Traveling off-road is great fun. It is generally at slower speeds and usually worth a great photo or giggle! You also get to see the part of the world a majority of people do not reach.
Off-road you’re in control; your decisions and skill define your safety and success. On the road, that’s a different matter, with a thousand obstacles coming towards you, away from you and circling you. With that many variables in play, there is no control.
• Myth 5: I need the “perfect” car or bike for my adventure.
There is no perfect vehicle as such. If it’s in good mechanical condition and you like it, regardless of what make or style it is, then it could well be the perfect for you. The only other perfection key is the importance of working out what sort of trip you want to have. Off-road? Mostly on road? Off the beaten track where spares will be hard to find? These sorts of considerations will help you to make the vehicle that is as perfect for your dream as possible.

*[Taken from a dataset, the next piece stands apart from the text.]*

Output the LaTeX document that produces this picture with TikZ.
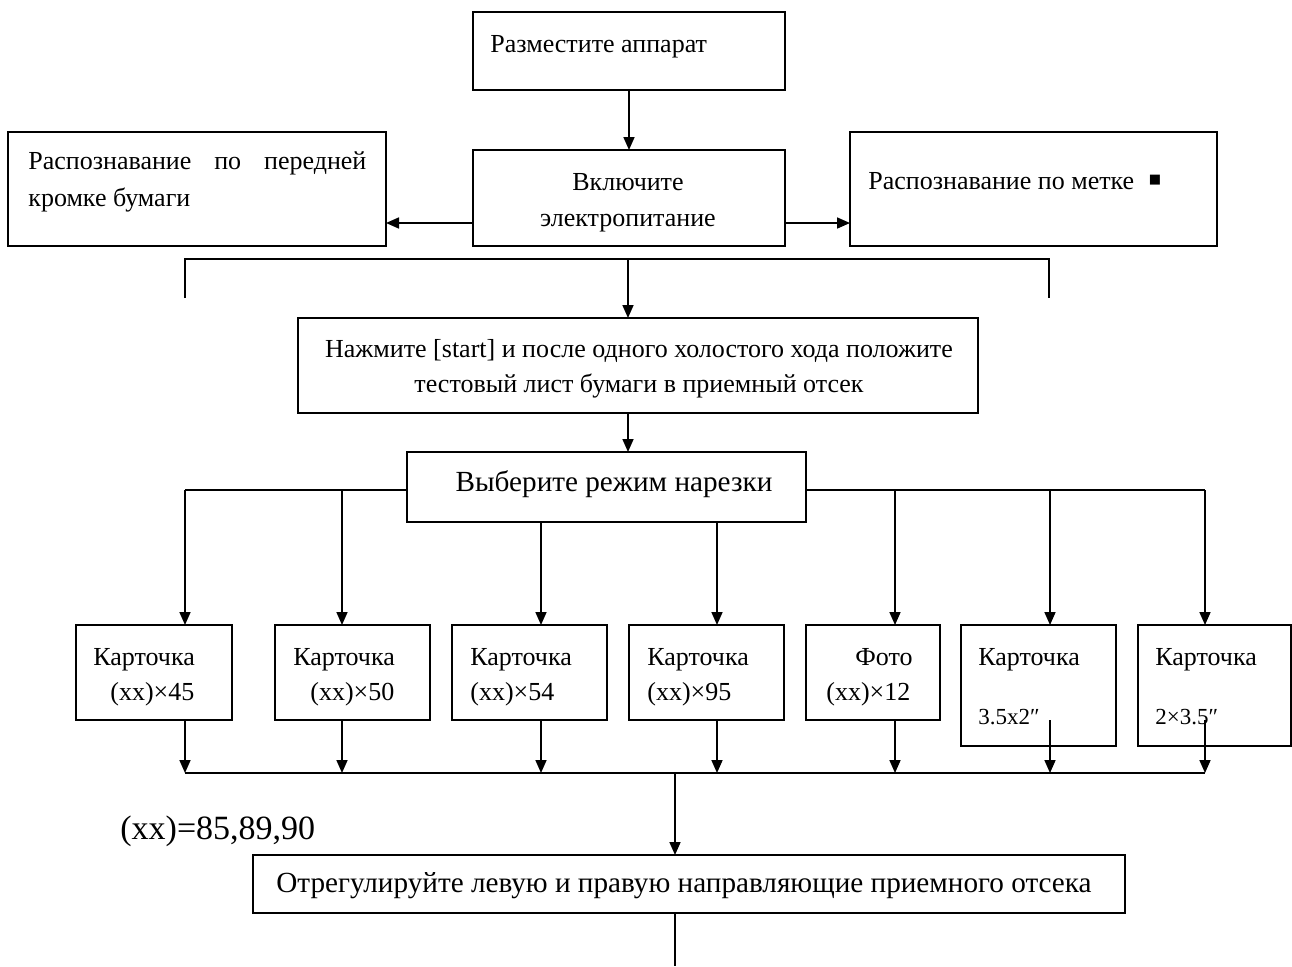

You’ll not get it all right though, but that is part of the fun of the adventure. Adapting and changing both you and your car as your journey dictates are both part of the wonderful learning curve that is adventure travel.
First off get it straight. There is no perfect car or bike! There really is no one size fits all and if you ride hard or long enough, eventually every vehicle will break.
The best bike or car is probably the one you have right now, or the one you’re most excited to ride.
Adventure travel is often about passion over practicality.